The book’s publication comes as Nelson Mandela, 95, is in critical but stable condition, under intensive medical care at his Johannesburg home, after being discharged in September from a lengthy hospitalization.
“There’s a social responsibility, I can’t run away from, and instead I feel I embrace it,” Zoleka told The Associated Press about being a Mandela. “One of the things I learned so much about my grandparents is that you always have the power in you to make a difference in somebody else’s life despite your own challenges, and I think that’s what I’m trying to do.”
Through her detailed accounts, Zoleka said she hopes to inspire women going through chemotherapy, addicts looking for silver linings and parents struggling with the loss of their children.

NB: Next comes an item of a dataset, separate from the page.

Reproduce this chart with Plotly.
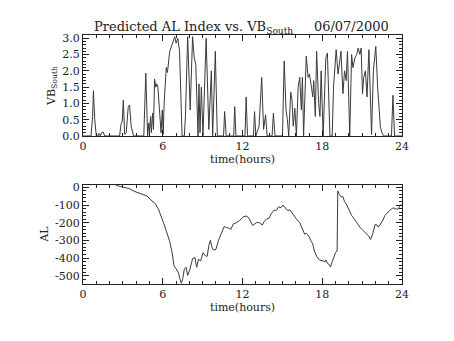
import plotly.graph_objects as go
from plotly.subplots import make_subplots

# Southward IMF component VB_South (mV/m) vs. time of day
vb_time = [0, 0.6, 0.72, 0.78, 0.88, 1.0, 1.12, 1.2, 1.3, 1.4, 1.52, 1.62, 2.75, 2.85, 2.95, 3.03, 3.13, 3.25,
           3.4, 3.5, 3.62, 3.8, 4.57, 4.72, 4.86, 4.95, 5.0, 5.08, 5.14, 5.23, 5.3, 5.38, 5.47, 5.55, 5.63,
           5.79, 5.87, 5.96, 6.03, 6.1, 6.26, 6.35, 6.52, 6.69, 6.9, 7.0, 7.13, 7.26, 7.45, 7.62, 7.7, 7.87,
           8.06, 8.24, 8.36, 8.48, 8.65, 8.72, 8.8, 8.9, 9.02, 9.26, 9.46, 9.65, 9.75, 9.95, 10.1, 10.57,
           10.65, 10.77, 11.33, 11.41, 11.5, 12.18, 12.27, 12.37, 12.82, 12.9, 13.0, 13.24, 13.44, 13.58,
           13.73, 13.85, 14.22, 14.32, 14.44, 15.0, 15.13, 15.27, 15.37, 15.47, 15.62, 15.72, 15.81, 15.93,
           16.05, 16.18, 16.3, 16.42, 16.5, 16.59, 16.69, 16.79, 16.93, 17.03, 17.18, 17.28, 17.35, 17.47,
           17.57, 17.72, 17.82, 17.91, 18.06, 18.16, 18.26, 18.38, 18.57, 18.74, 18.84, 19.04, 19.18, 19.4,
           19.55, 19.67, 19.79, 19.89, 20.06, 20.2, 20.3, 20.45, 20.58, 20.7, 20.82, 20.92, 21.02, 21.11,
           21.24, 21.36, 21.5, 21.7, 21.84, 22.02, 22.16, 22.36, 22.48, 22.6, 23.2, 23.31, 23.43, 24]
vb_south = [0, 0, 0.6, 1.39, 0.5, 0, 0, 0.08, 0, 0.1, 0.12, 0, 0, 0.35, 0.45, 1.1, 0.05, 0.1,
            0.9, 0.95, 0.3, 0, 0, 1.93, 0, 0.4, 0.1, 0.6, 0.1, 0.7, 0.2, 1.75, 1.5, 1.6, 1.5,
            0.3, 0.1, 0.8, 0.05, 1.0, 2.1, 1.95, 2.6, 2.8, 3.05, 2.85, 3.0, 2.6, 0, 0, 0.6, 3.05,
            0.8, 3.05, 2.4, 2.2, 0, 1.6, 0.1, 1.5, 0, 3.0, 0.2, 2.0, 0, 2.6, 0, 0,
            0.75, 0, 0, 0.9, 0, 0, 1.2, 0, 0, 0.75, 0, 0.3, 1.8, 0.2,
            0.65, 0, 0, 0.7, 0, 0, 2.3, 0.8, 0.5, 0, 1.35, 1.1, 0.3, 0.85,
            0, 1.5, 1.8, 0.8, 1.8, 0, 1.3, 2.45, 1.8, 1.9, 1.5, 1.2, 1.7, 0.6,
            2.6, 1.0, 0.6, 2.0, 0, 1.5, 2.4, 2.55, 0, 0, 1.5, 2.65, 1.9, 2.6,
            1.3, 2.0, 1.7, 2.6, 0, 2.5, 2.1, 2.4, 2.5, 2.7, 2.5, 2.7, 1.3, 1.8,
            2.0, 1.2, 2.65, 0.05, 2.0, 2.75, 1.5, 0.3, 0.1, 0, 0, 1.25, 0, 0]

# Predicted AL index (nT)
al_time = [2.49, 3.10, 3.47, 3.84, 4.20, 4.45, 4.81, 5.18, 5.43, 5.67, 5.91, 6.08, 6.28, 6.52, 6.70, 6.84,
           7.01, 7.18, 7.28, 7.40, 7.50, 7.62, 7.75, 7.87, 8.04, 8.24, 8.41, 8.55, 8.68, 8.85, 9.02, 9.21,
           9.34, 9.46, 9.58, 9.70, 9.82, 10.0, 10.19, 10.43, 10.61, 10.80, 10.97, 11.12, 11.29, 11.53,
           11.78, 12.02, 12.27, 12.44, 12.63, 12.76, 12.88, 13.07, 13.25, 13.49, 13.61, 13.81, 13.98,
           14.15, 14.35, 14.54, 14.71, 14.88, 15.03, 15.20, 15.37, 15.57, 15.81, 16.06, 16.30, 16.50,
           16.67, 16.79, 16.98, 17.16, 17.28, 17.40, 17.57, 17.77, 18.01, 18.21, 18.26, 18.38, 18.50,
           18.62, 18.74, 18.87, 18.99, 19.11, 19.16, 19.28, 19.43, 19.53, 19.67, 19.84, 20.01, 20.21,
           20.41, 20.58, 20.82, 21.07, 21.31, 21.48, 21.63, 21.80, 21.97, 22.09, 22.21, 22.36, 22.53,
           22.70, 22.90, 23.07, 23.19, 23.31, 23.44, 23.56, 23.68, 23.80, 23.93]
al_index = [11, 2, -7, -22, -31, -40, -49, -77, -92, -123, -168, -205, -251, -306, -370, -443,
            -462, -484, -516, -544, -516, -462, -452, -498, -462, -403, -397, -452, -407, -416, -370, -388,
            -390, -330, -300, -340, -355, -350, -300, -250, -222, -228, -230, -238, -208, -200,
            -188, -168, -162, -170, -200, -215, -210, -198, -200, -213, -195, -178, -175,
            -150, -130, -130, -110, -115, -100, -118, -130, -128, -155, -180, -200, -240,
            -265, -260, -275, -305, -320, -360, -390, -410, -415, -420, -410, -430, -435,
            -450, -420, -395, -370, -360, -20, -40, -55, -50, -80, -100, -125, -160,
            -180, -200, -225, -245, -262, -275, -295, -260, -210, -212, -225, -210, -190,
            -160, -140, -130, -125, -115, -122, -120, -125, -110, -95]

hour_ticks = [0, 6, 12, 18, 24]
vb_ticks = [0.0, 0.5, 1.0, 1.5, 2.0, 2.5, 3.0]
al_ticks = [0, -100, -200, -300, -400, -500]

W, H = 454, 341
FONT = "DejaVu Serif"
INK = "#222222"

fig = make_subplots(rows=2, cols=1)
fig.add_trace(go.Scatter(x=vb_time, y=vb_south, mode="lines",
                         line=dict(color="#3a3a3a", width=1)), row=1, col=1)
fig.add_trace(go.Scatter(x=al_time, y=al_index, mode="lines",
                         line=dict(color="#3a3a3a", width=1)), row=2, col=1)

xdom = [81 / W, 408 / W]
common_x = dict(range=[0, 24], tickvals=hour_ticks, ticktext=[str(v) for v in hour_ticks],
                showgrid=False, zeroline=False, showline=True, linecolor=INK, linewidth=1,
                mirror="ticks", ticks="inside", ticklen=6, tickcolor=INK,
                minor=dict(dtick=1, ticks="inside", ticklen=3, tickcolor=INK),
                tickfont=dict(family=FONT, size=11, color=INK),
                title=dict(text="time(hours)", font=dict(family=FONT, size=11, color=INK), standoff=2),
                domain=xdom)
common_y = dict(showgrid=False, zeroline=False, showline=True, linecolor=INK, linewidth=1,
                mirror="ticks", ticks="inside", ticklen=6, tickcolor=INK,
                tickfont=dict(family=FONT, size=11, color=INK))

fig.update_xaxes(**common_x)
fig.update_yaxes(**common_y)

fig.update_yaxes(row=1, col=1, range=[0, 3.1], tickvals=vb_ticks,
                 ticktext=[f"{v:.1f}" for v in vb_ticks],
                 minor=dict(dtick=0.1, ticks="inside", ticklen=3, tickcolor=INK),
                 domain=[1 - 137 / H, 1 - 33 / H],
                 title=dict(text="VB<sub>South</sub>", font=dict(family=FONT, size=11, color=INK),
                            standoff=4))
fig.update_yaxes(row=2, col=1, range=[-544, 16], tickvals=al_ticks,
                 ticktext=[str(v) for v in al_ticks],
                 minor=dict(dtick=20, tick0=0, ticks="inside", ticklen=3, tickcolor=INK),
                 domain=[1 - 289 / H, 1 - 187 / H],
                 title=dict(text="AL", font=dict(family=FONT, size=11, color=INK), standoff=4))

fig.add_annotation(text="Predicted AL Index vs. VB<sub>South</sub>     06/07/2000",
                   xref="paper", yref="paper", x=243 / W, y=1 - 25 / H,
                   xanchor="center", yanchor="middle", showarrow=False,
                   font=dict(family=FONT, size=13, color=INK))

fig.update_layout(width=W, height=H, margin=dict(l=0, r=0, t=0, b=0),
                  paper_bgcolor="white", plot_bgcolor="white", showlegend=False)

fig.write_html("out.html")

Zoleka’s childhood was anything but ordinary.
“By the time I was born, on 9 April 1980, my mother (Zindzi Mandela) knew how to strip and assemble an AK-47 in exactly thirty-eight seconds. She was twenty years old, trained in guerrilla warfare and already a full-fledged member of Umkhonto we Sizwe (the armed wing of the African National Congress),” says the book’s opening line, describing her mother’s participation in violent struggle against apartheid.
Before she was a year old, her grandmother, Winnie Madikizela-Mandela, had already smuggled her into Robben Island prison so her grandfather could see her. Zoleka recounts a story told by her mother and grandmother of a time they said she helped her grandmother by hiding a hand grenade in her school bag, where police didn’t look, though she still saw her grandmother arrested.
Her childhood brashness turned to teen rebellion when she abused alcohol and drugs. She writes of hiding drugs in her bra, smoking marijuana, drinking too much alcohol, doing lines of cocaine daily and the relationships that fueled her drug use and the suicidal thoughts that haunted her.
The book reveals that Zoleka was hospitalized after a suicide attempt in June 2010 when her 13-year-old daughter Zenani died in a car crash on the way back from a concert that opened the World Cup soccer tournament.
“I hadn’t seen my daughter for 10 days before her passing, and I hadn’t because I chose to use drugs. That’s obviously a reminder that I chose my addiction over my kids and I have to live with that for the rest of my life,” she said with a heavy sigh, her large brown eyes cast downward.
“I’m sincerely hoping that it’s seen as a cautionary tale to a lot of other parents,” she said. “I got myself clean, but it doesn’t bring her back.”
She lost another child days after he was born prematurely in 2011. Zoleka has one son, Zwelami, 10.
Following successful rehab, Zoleka now glows in sobriety.
The book also recounts her battle with breast cancer — she had a bilateral mastectomy and underwent chemotherapy.
“For me, what hurt me the most was I was losing my breasts. And my breasts was my connection to my kids,” she said.
She finished her chemo early in 2013 and said she wrote the book and will release video journals to encourage cancer survivors.
“My childhood wasn’t normal, my childhood wasn’t sheltered,” she said. “I’ve had these challenges in my life, these unbearable circumstances that have happened in my life and I’m using my own life experience to help somebody else that is struggling on their journey.”